_GIVEN MATERIAL_

****************************************

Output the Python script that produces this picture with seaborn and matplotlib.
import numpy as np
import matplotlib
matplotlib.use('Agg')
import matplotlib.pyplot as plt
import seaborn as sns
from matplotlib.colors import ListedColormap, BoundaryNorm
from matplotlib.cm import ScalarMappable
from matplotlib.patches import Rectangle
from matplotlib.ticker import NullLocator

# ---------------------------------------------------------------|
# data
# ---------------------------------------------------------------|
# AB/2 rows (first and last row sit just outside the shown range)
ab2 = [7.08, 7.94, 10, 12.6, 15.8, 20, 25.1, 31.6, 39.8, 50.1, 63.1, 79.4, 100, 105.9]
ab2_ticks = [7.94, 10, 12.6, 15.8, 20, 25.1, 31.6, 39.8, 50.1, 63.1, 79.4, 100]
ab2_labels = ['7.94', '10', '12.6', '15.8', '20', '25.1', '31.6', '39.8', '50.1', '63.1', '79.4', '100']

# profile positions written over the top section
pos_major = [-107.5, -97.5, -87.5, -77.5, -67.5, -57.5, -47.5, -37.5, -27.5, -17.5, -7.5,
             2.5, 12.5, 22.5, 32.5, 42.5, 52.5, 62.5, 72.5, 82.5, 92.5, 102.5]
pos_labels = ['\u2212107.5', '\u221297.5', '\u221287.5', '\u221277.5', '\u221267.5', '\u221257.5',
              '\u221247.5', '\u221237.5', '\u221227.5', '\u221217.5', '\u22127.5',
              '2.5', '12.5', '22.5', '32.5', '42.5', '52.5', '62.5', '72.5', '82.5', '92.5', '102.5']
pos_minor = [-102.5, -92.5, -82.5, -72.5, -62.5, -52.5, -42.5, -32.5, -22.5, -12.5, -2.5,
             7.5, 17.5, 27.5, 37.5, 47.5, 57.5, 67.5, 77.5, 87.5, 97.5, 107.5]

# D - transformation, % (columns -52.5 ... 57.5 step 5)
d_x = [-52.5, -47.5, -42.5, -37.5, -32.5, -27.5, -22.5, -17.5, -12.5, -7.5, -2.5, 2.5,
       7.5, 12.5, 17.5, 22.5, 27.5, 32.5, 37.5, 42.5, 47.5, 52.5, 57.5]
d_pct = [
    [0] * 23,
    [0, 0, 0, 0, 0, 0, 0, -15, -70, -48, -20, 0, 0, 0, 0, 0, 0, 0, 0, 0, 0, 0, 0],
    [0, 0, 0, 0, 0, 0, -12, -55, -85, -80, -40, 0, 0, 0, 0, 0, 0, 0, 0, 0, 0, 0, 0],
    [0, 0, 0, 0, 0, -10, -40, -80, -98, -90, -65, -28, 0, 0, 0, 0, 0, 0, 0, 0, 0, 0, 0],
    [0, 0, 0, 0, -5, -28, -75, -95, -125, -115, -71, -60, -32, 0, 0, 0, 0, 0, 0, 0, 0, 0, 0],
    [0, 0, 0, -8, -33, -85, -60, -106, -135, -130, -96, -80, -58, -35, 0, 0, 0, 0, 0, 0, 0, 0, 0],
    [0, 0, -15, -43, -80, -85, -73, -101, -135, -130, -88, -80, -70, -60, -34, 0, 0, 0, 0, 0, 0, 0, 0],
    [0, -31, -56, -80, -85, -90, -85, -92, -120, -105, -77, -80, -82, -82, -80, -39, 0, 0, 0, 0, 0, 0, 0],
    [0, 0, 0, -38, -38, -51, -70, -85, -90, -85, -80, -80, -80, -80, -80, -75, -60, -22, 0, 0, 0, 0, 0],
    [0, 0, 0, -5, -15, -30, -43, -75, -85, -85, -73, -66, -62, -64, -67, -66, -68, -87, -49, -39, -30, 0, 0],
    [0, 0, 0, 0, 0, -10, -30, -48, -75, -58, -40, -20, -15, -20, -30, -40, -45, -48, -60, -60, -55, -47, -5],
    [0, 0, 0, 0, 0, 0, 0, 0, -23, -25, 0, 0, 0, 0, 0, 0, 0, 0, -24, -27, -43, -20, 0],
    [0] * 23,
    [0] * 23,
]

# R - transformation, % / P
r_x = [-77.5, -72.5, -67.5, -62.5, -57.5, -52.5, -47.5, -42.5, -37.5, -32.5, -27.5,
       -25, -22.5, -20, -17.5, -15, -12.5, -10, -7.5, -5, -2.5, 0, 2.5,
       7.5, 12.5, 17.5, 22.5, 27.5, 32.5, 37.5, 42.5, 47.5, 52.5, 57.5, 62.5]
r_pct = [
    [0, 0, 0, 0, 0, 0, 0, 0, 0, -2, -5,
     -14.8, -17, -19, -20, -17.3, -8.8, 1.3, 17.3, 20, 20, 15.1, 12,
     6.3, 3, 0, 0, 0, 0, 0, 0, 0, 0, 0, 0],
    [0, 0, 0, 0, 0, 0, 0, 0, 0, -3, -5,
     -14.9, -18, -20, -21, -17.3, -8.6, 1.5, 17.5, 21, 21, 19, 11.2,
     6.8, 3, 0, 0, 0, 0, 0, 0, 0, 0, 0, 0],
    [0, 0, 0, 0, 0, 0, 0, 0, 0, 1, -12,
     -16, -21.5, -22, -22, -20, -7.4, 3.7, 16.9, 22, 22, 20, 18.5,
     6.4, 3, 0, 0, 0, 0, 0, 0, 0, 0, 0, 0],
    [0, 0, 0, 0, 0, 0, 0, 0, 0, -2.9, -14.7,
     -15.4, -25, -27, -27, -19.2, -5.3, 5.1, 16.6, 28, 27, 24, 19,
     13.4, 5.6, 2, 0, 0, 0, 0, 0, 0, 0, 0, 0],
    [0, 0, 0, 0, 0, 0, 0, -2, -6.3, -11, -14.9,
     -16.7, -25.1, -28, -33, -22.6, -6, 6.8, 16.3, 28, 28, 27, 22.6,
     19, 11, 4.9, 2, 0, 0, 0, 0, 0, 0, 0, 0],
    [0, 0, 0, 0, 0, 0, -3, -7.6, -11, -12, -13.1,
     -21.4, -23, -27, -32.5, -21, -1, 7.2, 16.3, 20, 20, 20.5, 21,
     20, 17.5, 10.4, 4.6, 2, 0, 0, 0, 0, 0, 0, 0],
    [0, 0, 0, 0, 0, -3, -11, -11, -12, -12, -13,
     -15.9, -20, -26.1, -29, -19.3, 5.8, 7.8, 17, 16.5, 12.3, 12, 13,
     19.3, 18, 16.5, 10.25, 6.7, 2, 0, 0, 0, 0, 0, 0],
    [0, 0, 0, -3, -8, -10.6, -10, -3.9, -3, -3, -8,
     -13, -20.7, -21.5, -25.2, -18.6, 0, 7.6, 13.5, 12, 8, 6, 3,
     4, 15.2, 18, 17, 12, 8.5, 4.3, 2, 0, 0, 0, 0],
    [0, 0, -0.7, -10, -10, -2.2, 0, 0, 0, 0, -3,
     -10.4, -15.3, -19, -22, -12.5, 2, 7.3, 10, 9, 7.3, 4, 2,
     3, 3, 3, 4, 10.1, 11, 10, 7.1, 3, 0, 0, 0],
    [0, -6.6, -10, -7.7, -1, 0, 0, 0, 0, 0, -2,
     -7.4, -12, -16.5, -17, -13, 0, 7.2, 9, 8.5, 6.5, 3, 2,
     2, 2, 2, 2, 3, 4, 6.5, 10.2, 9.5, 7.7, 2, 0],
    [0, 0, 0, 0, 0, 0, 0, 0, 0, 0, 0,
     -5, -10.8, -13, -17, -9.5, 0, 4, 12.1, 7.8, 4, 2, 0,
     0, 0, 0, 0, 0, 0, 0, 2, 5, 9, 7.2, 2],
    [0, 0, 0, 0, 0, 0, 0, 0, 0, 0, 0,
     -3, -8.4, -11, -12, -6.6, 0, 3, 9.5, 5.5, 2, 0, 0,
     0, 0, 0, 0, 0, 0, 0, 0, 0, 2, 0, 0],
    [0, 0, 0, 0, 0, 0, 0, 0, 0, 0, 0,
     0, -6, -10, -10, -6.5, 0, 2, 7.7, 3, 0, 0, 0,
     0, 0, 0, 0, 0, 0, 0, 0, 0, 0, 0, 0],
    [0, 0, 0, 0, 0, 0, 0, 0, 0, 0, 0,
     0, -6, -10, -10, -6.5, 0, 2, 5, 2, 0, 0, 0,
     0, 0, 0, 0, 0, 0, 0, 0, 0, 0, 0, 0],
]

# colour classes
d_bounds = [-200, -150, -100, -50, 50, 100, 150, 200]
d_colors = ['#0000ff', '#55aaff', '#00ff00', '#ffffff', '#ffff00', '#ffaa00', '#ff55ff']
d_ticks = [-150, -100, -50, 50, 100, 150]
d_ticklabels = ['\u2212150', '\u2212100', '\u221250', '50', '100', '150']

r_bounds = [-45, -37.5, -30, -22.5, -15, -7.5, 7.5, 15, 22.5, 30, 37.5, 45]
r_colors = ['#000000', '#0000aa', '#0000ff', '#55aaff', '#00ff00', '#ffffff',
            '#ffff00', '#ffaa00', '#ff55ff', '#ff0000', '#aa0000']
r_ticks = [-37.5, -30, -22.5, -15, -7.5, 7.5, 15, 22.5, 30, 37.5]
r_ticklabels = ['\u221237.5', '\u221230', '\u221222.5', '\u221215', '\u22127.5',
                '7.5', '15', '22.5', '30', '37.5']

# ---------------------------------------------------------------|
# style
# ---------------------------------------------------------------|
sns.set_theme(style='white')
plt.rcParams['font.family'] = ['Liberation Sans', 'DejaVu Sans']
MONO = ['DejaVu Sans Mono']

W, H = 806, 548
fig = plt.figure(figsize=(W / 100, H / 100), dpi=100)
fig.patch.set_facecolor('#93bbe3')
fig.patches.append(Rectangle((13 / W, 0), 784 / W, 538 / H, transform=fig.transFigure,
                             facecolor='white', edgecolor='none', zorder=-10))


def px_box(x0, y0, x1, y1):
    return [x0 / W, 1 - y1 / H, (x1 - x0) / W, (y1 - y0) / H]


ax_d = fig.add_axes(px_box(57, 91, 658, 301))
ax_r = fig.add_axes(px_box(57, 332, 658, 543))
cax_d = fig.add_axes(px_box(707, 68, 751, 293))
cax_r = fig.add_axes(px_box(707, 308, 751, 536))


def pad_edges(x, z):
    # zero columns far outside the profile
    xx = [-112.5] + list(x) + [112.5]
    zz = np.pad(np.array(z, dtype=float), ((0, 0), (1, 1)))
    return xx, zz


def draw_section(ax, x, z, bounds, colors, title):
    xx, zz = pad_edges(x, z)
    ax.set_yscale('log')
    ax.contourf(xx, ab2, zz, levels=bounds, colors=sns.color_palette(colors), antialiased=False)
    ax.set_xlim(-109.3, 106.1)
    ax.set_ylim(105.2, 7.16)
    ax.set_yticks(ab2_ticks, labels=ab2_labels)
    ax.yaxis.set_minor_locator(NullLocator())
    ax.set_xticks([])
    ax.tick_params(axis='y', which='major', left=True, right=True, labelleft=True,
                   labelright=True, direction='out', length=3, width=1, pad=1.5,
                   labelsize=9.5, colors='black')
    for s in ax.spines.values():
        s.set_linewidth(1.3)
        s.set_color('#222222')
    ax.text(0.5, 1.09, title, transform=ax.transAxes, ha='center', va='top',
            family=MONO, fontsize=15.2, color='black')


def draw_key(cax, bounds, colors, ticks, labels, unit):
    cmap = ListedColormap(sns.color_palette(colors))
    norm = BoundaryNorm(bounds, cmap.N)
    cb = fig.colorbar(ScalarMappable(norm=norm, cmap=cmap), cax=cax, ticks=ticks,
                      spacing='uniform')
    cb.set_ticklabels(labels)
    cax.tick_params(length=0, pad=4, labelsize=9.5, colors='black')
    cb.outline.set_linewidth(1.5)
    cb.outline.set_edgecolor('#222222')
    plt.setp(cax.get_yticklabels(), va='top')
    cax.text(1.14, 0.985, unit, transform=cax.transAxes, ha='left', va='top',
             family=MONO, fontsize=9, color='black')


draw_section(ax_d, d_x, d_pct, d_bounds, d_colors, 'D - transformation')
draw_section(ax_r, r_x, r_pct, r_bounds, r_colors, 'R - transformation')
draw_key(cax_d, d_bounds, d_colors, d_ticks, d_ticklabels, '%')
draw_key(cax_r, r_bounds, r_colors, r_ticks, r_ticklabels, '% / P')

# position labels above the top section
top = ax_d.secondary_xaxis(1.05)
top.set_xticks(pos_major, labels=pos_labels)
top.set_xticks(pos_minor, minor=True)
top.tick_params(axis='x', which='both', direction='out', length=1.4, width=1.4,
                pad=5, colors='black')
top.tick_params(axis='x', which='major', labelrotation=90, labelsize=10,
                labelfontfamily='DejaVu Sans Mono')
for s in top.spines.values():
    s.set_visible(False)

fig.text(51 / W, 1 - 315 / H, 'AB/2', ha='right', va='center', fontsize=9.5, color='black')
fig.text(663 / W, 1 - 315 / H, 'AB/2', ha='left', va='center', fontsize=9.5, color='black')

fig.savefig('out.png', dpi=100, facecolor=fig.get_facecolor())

****************************************

Quote exactly the lines running from the start of the listing above through the line where "87.5, 97.5, 107.5]" is found, and output no other lines.

Output the Python script that produces this picture with seaborn and matplotlib.
import numpy as np
import matplotlib
matplotlib.use('Agg')
import matplotlib.pyplot as plt
import seaborn as sns
from matplotlib.colors import ListedColormap, BoundaryNorm
from matplotlib.cm import ScalarMappable
from matplotlib.patches import Rectangle
from matplotlib.ticker import NullLocator

# ---------------------------------------------------------------|
# data
# ---------------------------------------------------------------|
# AB/2 rows (first and last row sit just outside the shown range)
ab2 = [7.08, 7.94, 10, 12.6, 15.8, 20, 25.1, 31.6, 39.8, 50.1, 63.1, 79.4, 100, 105.9]
ab2_ticks = [7.94, 10, 12.6, 15.8, 20, 25.1, 31.6, 39.8, 50.1, 63.1, 79.4, 100]
ab2_labels = ['7.94', '10', '12.6', '15.8', '20', '25.1', '31.6', '39.8', '50.1', '63.1', '79.4', '100']

# profile positions written over the top section
pos_major = [-107.5, -97.5, -87.5, -77.5, -67.5, -57.5, -47.5, -37.5, -27.5, -17.5, -7.5,
             2.5, 12.5, 22.5, 32.5, 42.5, 52.5, 62.5, 72.5, 82.5, 92.5, 102.5]
pos_labels = ['\u2212107.5', '\u221297.5', '\u221287.5', '\u221277.5', '\u221267.5', '\u221257.5',
              '\u221247.5', '\u221237.5', '\u221227.5', '\u221217.5', '\u22127.5',
              '2.5', '12.5', '22.5', '32.5', '42.5', '52.5', '62.5', '72.5', '82.5', '92.5', '102.5']
pos_minor = [-102.5, -92.5, -82.5, -72.5, -62.5, -52.5, -42.5, -32.5, -22.5, -12.5, -2.5,
             7.5, 17.5, 27.5, 37.5, 47.5, 57.5, 67.5, 77.5, 87.5, 97.5, 107.5]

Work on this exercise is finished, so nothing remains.